Canonical boundary definition: see docs/threat-model.md (frozen baseline).

We assume the kernel and hardware are trusted and un‑compromised. Kernel exploits or speculative‑execution side channels are out of scope (see §6).

PyIsolate uses sub‑interpreters as execution cells for scheduling and lifecycle, while the actual security boundary is kernel/process level enforcement (cgroups, eBPF/LSM, and broker mediation). Sub‑interpreters alone are not treated as a hard isolation boundary in production.

1. Process containment — Guest code cannot execute syscalls outside the eBPF allow‑list.
2. Memory safety — Each interpreter is hard‑capped to its RAM quota at the allocator level; no guest can corrupt another’s heap.
3. Broker integrity & replay protection — All control‑plane frames are AEAD‑sealed (X25519 → ChaCha20‑Poly1305) with strictly increasing counters; forged or replayed frames are dropped.
4. Policy hot‑reload atomicity — Policy updates are applied with a RCU‑style swap; a sandbox sees either the old or the new rule‑set, never a mix.
5. Crash isolation — Double‑faulting or segfault‑inducing code inside a sandboxed thread cannot bring down the supervisor (guarded by pthread_sigmask & alt‑stack guards).

Anything not listed above is not guaranteed.

• LSM hooks (file_open, inode_unlink, socket_connect) — path‑aware FS & net gating.
• cgroup programs — per‑sandbox memory (cgroup/mem), CPU (perf‑event) & bandwidth limits.
• Tracepoint programs — instant kill on execve, ptrace, bpf(), or other high‑risk syscalls.
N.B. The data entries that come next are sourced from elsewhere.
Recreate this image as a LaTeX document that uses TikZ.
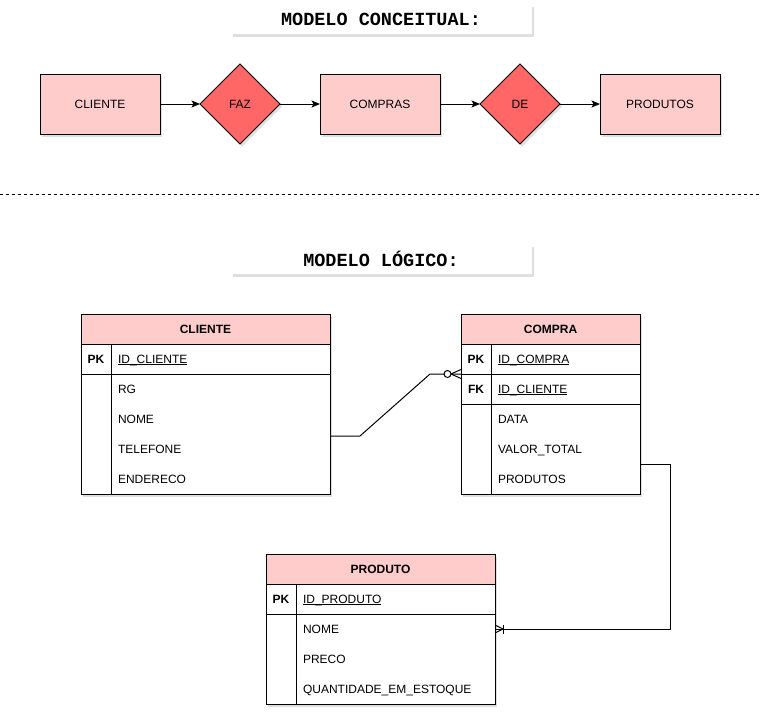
\documentclass[tikz,border=0pt]{standalone}
\usepackage{fontspec}
\setmainfont{Liberation Sans}
\setmonofont{Liberation Mono}
\usetikzlibrary{shapes}
\usetikzlibrary{arrows.meta}
\usetikzlibrary{positioning}
\usetikzlibrary{shadows}
\usetikzlibrary{backgrounds}
\usetikzlibrary{fit}
\definecolor{rosa}{HTML}{FFCCCC}
\definecolor{vermelho}{HTML}{FF6666}
\newcommand{\letra}{\fontsize{12}{14}\selectfont}
\newcommand{\sublinha}[1]{\setbox0=\hbox{#1}\rlap{\rule[-2pt]{\wd0}{0.9pt}}\box0}
\tikzset{
	sombra/.style = {drop shadow={shadow xshift=2pt, shadow yshift=-2.5pt,
		opacity=0.25}},
	titulo/.style = {rectangle, fill=white, sombra, minimum width=301pt,
		minimum height=30pt, font=\ttfamily\bfseries\fontsize{18.5}{20}\selectfont},% titulo do modelo
	ent/.style = {rectangle, draw=black, fill=rosa, sombra, outer sep=0pt,
		minimum width=120pt, minimum height=60pt, font=\letra},% entidade
	rel/.style = {diamond, draw=black, fill=vermelho, sombra, outer sep=0pt,
		minimum width=80pt, minimum height=80pt, inner sep=0pt, font=\letra},% relacionamento
	seta/.style = {-{Stealth[length=8.5pt, width=7pt, inset=2pt]}},
	cab/.style = {rectangle, draw=black, fill=rosa, outer sep=0pt, minimum width=#1,
		minimum height=30pt, text height=11pt, text depth=2.4pt,
		font=\letra\bfseries},% cabecalho da tabela
	campo/.style = {rectangle, outer sep=0pt, minimum width=#1, text width=#1-74pt,
		align=left, minimum height=30pt, text height=11pt, text depth=2.4pt,
		font=\letra},% campo da tabela
	chave/.style = {campo=#1, draw=black},% campo chave (PK, FK)
	pk/.style = {anchor=center, xshift=15pt, text height=11pt, text depth=2.4pt,
		font=\letra\bfseries},% rotulo da chave
	tabela/.style = {rectangle, fill=white, sombra, inner sep=0pt},% fundo da tabela
	muitos_zero/.pic = {
		\draw (-10,0) -- (0,-4.5) (-10,0) -- (0,4.5);
		\draw[fill=white] (-13.5,0) circle[radius=3.5pt];
	},% zero ou muitos
	muitos_um/.pic = {
		\draw (-8,0) -- (0,-4) (-8,0) -- (0,4);
		\draw (-8,-4.5) -- (-8,4.5);
	}% um ou muitos
}
\begin{document}
\begin{tikzpicture}[x=1pt, y=-1pt, line width=1pt]
	\useasboundingbox (0,0) rectangle (762,712);

	% modelo conceitual
	\node[titulo] (t_conceitual) at (381,19) {MODELO CONCEITUAL:};
	\node[ent] (cli) at (100,104) {CLIENTE};
	\node[rel, right=40pt of cli] (faz) {FAZ};
	\node[ent, right=40pt of faz] (compras) {COMPRAS};
	\node[rel, right=40pt of compras] (de) {DE};
	\node[ent, right=40pt of de] (produtos) {PRODUTOS};
	\draw[seta] (cli) -- (faz);
	\draw[seta] (faz) -- (compras);
	\draw[seta] (compras) -- (de);
	\draw[seta] (de) -- (produtos);

	\coordinate (sep_e) at (0,194);
	\coordinate (sep_d) at (762,194);
	\draw[dash pattern=on 3pt off 3pt] (sep_e) -- (sep_d);

	% modelo logico
	\node[titulo] (t_logico) at (381,259) {MODELO LÓGICO:};

	\node[cab=249pt, anchor=north west] (cliente) at (81,314) {CLIENTE};
	\node[chave=249pt, label={[pk]west:PK}, below=0pt of cliente] (cliente_id) {\sublinha{ID\_CLIENTE}};
	\node[campo=249pt, below=0pt of cliente_id] (cliente_rg) {RG};
	\node[campo=249pt, below=0pt of cliente_rg] (cliente_nome) {NOME};
	\node[campo=249pt, below=0pt of cliente_nome] (cliente_tel) {TELEFONE};
	\node[campo=249pt, below=0pt of cliente_tel] (cliente_end) {ENDERECO};
	\draw (cliente_rg.north west) rectangle (cliente_end.south east);
	\draw ([xshift=30pt]cliente.south west) -- ([xshift=30pt]cliente_end.south west);

	\node[cab=179pt, anchor=north west] (compra) at (461,314) {COMPRA};
	\node[chave=179pt, label={[pk]west:PK}, below=0pt of compra] (compra_id) {\sublinha{ID\_COMPRA}};
	\node[chave=179pt, label={[pk]west:FK}, below=0pt of compra_id] (compra_cli) {\sublinha{ID\_CLIENTE}};
	\node[campo=179pt, below=0pt of compra_cli] (compra_data) {DATA};
	\node[campo=179pt, below=0pt of compra_data] (compra_valor) {VALOR\_TOTAL};
	\node[campo=179pt, below=0pt of compra_valor] (compra_prod) {PRODUTOS};
	\draw (compra_data.north west) rectangle (compra_prod.south east);
	\draw ([xshift=30pt]compra.south west) -- ([xshift=30pt]compra_prod.south west);

	\node[cab=229pt, anchor=north west] (produto) at (266,554) {PRODUTO};
	\node[chave=229pt, label={[pk]west:PK}, below=0pt of produto] (produto_id) {\sublinha{ID\_PRODUTO}};
	\node[campo=229pt, below=0pt of produto_id] (produto_nome) {NOME};
	\node[campo=229pt, below=0pt of produto_nome] (produto_preco) {PRECO};
	\node[campo=229pt, below=0pt of produto_preco] (produto_qtd) {QUANTIDADE\_EM\_ESTOQUE};
	\draw (produto_nome.north west) rectangle (produto_qtd.south east);
	\draw ([xshift=30pt]produto.south west) -- ([xshift=30pt]produto_qtd.south west);

	\begin{scope}[on background layer]
		\node[tabela, fit=(cliente)(cliente_end)] (cliente_fundo) {};
		\node[tabela, fit=(compra)(compra_prod)] (compra_fundo) {};
		\node[tabela, fit=(produto)(produto_qtd)] (produto_fundo) {};
	\end{scope}

	% ligacoes
	\draw ([yshift=-2pt]cliente_nome.south east) -- ++(30,0) -- ([xshift=-31pt]compra_id.south west) -- (compra_id.south west);
	\pic at (compra_id.south west) {muitos_zero};
	\draw (compra_prod.north east) -- ++(30,0) |- (produto_nome.east);
	\pic[rotate=180] at (produto_nome.east) {muitos_um};
\end{tikzpicture}
\end{document}
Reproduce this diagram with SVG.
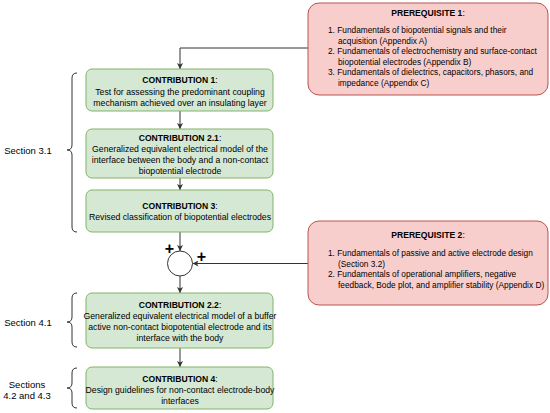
<svg xmlns="http://www.w3.org/2000/svg" width="550" height="413" viewBox="0 0 550 413">
<defs>
<marker id="ah" viewBox="0 0 10 10" refX="10" refY="5" markerWidth="6" markerHeight="6" orient="auto" markerUnits="userSpaceOnUse">
<path d="M0,0 L10,5 L0,10 L2.5,5 Z" fill="#333333"/>
</marker>
<style>
.g{fill:#d5e8d4;stroke:#82b366;stroke-width:1}
.r{fill:#f8cecc;stroke:#b85450;stroke-width:1}
text{font-family:"Liberation Sans",Arial,sans-serif;font-size:8.7px;fill:#000}
.p{font-size:8.3px}
.c{text-anchor:middle}
.b{font-weight:bold;font-size:8.6px}
.e{fill:none;stroke:#333333;stroke-width:1}
.br{fill:none;stroke:#333333;stroke-width:1}
.s{font-size:9.5px}
.pl{font-size:16px;font-weight:bold;text-anchor:middle}
</style>
</defs>
<rect width="550" height="413" fill="#ffffff"/>
<g id="connectors">
<path class="e" d="M308,48 H180 V69" marker-end="url(#ah)"/>
<path class="e" d="M180,111 V129" marker-end="url(#ah)"/>
<path class="e" d="M180,178 V190" marker-end="url(#ah)"/>
<path class="e" d="M180,232 V251" marker-end="url(#ah)"/>
<path class="e" d="M308,263.5 H192.5" marker-end="url(#ah)"/>
<path class="e" d="M180,276 V293" marker-end="url(#ah)"/>
<path class="e" d="M180,348 V367" marker-end="url(#ah)"/>
</g>
<g id="prereq1">
<rect class="r" x="308" y="3" width="240" height="92" rx="11"/>
<text class="c b" x="428" y="16">PREREQUISITE 1<tspan font-weight="normal">:</tspan></text>
<text class="p" x="328" y="33">1. Fundamentals of biopotential signals and their</text>
<text class="p" x="338" y="43.5">acquisition (Appendix A)</text>
<text class="p" x="328" y="54">2. Fundamentals of electrochemistry and surface-contact</text>
<text class="p" x="338" y="64.5">biopotential electrodes (Appendix B)</text>
<text class="p" x="328" y="75">3. Fundamentals of dielectrics, capacitors, phasors, and</text>
<text class="p" x="338" y="85.5">impedance (Appendix C)</text>
</g>
<g id="c1">
<rect class="g" x="86" y="69" width="187" height="42" rx="6"/>
<text class="c b" x="180" y="83">CONTRIBUTION 1<tspan font-weight="normal">:</tspan></text>
<text class="c" x="180" y="95">Test for assessing the predominant coupling</text>
<text class="c" x="180" y="106">mechanism achieved over an insulating layer</text>
</g>
<g id="c21">
<rect class="g" x="86" y="129" width="187" height="49" rx="6"/>
<text class="c b" x="180" y="141">CONTRIBUTION 2.1<tspan font-weight="normal">:</tspan></text>
<text class="c" x="180" y="152">Generalized equivalent electrical model of the</text>
<text class="c" x="180" y="163">interface between the body and a non-contact</text>
<text class="c" x="180" y="174">biopotential electrode</text>
</g>
<g id="c3">
<rect class="g" x="86" y="190" width="187" height="42" rx="6"/>
<text class="c b" x="180" y="209">CONTRIBUTION 3<tspan font-weight="normal">:</tspan></text>
<text class="c" x="180" y="220">Revised classification of biopotential electrodes</text>
</g>
<g id="sum">
<circle cx="180" cy="263.5" r="12.5" fill="#ffffff" stroke="#333333" stroke-width="1"/>
<text class="pl" x="169.5" y="253.5">+</text>
<text class="pl" x="201.5" y="262">+</text>
</g>
<g id="prereq2">
<rect class="r" x="308" y="221" width="240" height="84" rx="11"/>
<text class="c b" x="428" y="238">PREREQUISITE 2<tspan font-weight="normal">:</tspan></text>
<text class="p" x="328" y="256">1. Fundamentals of passive and active electrode design</text>
<text class="p" x="338" y="266.5">(Section 3.2)</text>
<text class="p" x="328" y="277">2. Fundamentals of operational amplifiers, negative</text>
<text class="p" x="338" y="287.5">feedback, Bode plot, and amplifier stability (Appendix D)</text>
</g>
<g id="c22">
<rect class="g" x="86" y="293" width="187" height="55" rx="6"/>
<text class="c b" x="180" y="308">CONTRIBUTION 2.2<tspan font-weight="normal">:</tspan></text>
<text class="c" x="180" y="319">Generalized equivalent electrical model of a buffer</text>
<text class="c" x="180" y="330">active non-contact biopotential electrode and its</text>
<text class="c" x="180" y="341">interface with the body</text>
</g>
<g id="c4">
<rect class="g" x="86" y="367" width="187" height="42" rx="6"/>
<text class="c b" x="180" y="382">CONTRIBUTION 4<tspan font-weight="normal">:</tspan></text>
<text class="c" x="180" y="393">Design guidelines for non-contact electrode-body</text>
<text class="c" x="180" y="404">interfaces</text>
</g>
<g id="section31">
<path class="br" d="M77,73 Q72,73 72,78 V145 Q72,150 67,150 Q72,150 72,155 V227 Q72,232 77,232"/>
<text class="c s" x="28" y="154">Section 3.1</text>
</g>
<g id="section41">
<path class="br" d="M77,293 Q72,293 72,298 V317 Q72,322 67,322 Q72,322 72,327 V342 Q72,347 77,347"/>
<text class="c s" x="28" y="326">Section 4.1</text>
</g>
<g id="section423">
<path class="br" d="M77,368 Q72,368 72,373 V383 Q72,388 67,388 Q72,388 72,393 V403 Q72,408 77,408"/>
<text class="c s" x="27" y="387.5">Sections</text>
<text class="c s" x="27" y="398.5">4.2 and 4.3</text>
</g>
</svg>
• No‑GIL build — removes the global interpreter lock; each sandbox runs on its own OS thread.
• Per‑interpreter arenas — allocator instances are never shared; freelists are local.
• Stack canaries — CPython compiled with -fstack-protector-strong.
• Control‑flow integrity — built with -fsanitize=cfi to detect code‑reuse attacks.
• Builtin shrink‑wrap — __import__, open, ctypes, cffi, dlopen, mmap, and pickle removed unless explicitly re‑enabled via policy.

• Noise‑like 1‑RTT handshake: X25519 + optional Kyber‑768 hybrid → HKDF‑SHA‑256.
• Per‑frame AEAD: ChaCha20‑Poly1305 (96‑bit nonce, 16‑byte tag).
• 64‑bit monotone counter, stored in a lock‑free slab per channel; any rollback closes the channel.
• Keys can be rotated by repeating the handshake; counters reset on success.

• Reads a perf‑ring buffer from resource_guard.bpf; sends SIGXCPU or SIGTERM on quota breach.
• Fail‑closed: if the ringbuffer stalls → sandbox thread is cancelled.

1. Sub‑interpreter: execution cell only.
2. Thread: scheduling/accounting unit.
3. Process + kernel policy: primary production security boundary.
4. Container/microVM: stronger boundary and recommended fallback for hostile multi‑tenant environments.

• Linux ≥ 6.6 (BPF‑LSM + BPF tokens). CO‑RE objects ensure portability.
• x86‑64 & aarch64 tested in CI.
• cBPF‑only kernels → fallback to Landlock + rlimit mode (reduced guarantees).

1. Reproducible builds — nix flake and Dockerfile produce identical SHA‑256 artefacts.
2. Statically‑linked libsodium — version pinned; signatures verified.
3. eBPF bytecode — compiled with clang‑17, stripped, SHA‑256 recorded in bpf/manifest.lock.
4. GitHub Actions — signed artefacts (cosign), provenance uploaded to Supply‑Chain Levels for Software Artifacts (SLSA) workflow.

Email: security@pyisolate.dev (GPG key 0xBEEFDEADCAFEBABE).

We follow RFC 9116: ├── /.well‑known/security.txt with contact & encryption info.

Q: Why not seccomp only? A: eBPF‑LSM lets us filter on path & arguments, not just syscall numbers. See Design.

Q: Does crypto add noticeable latency? A: Handshake ≈ 18 µs; per‑frame overhead < 400 ns on AVX2.

Q: Can I disable the broker and talk directly to the FS? A: No. That defeats the trust boundary. Write a plugin that proxies the operation through approved opcodes.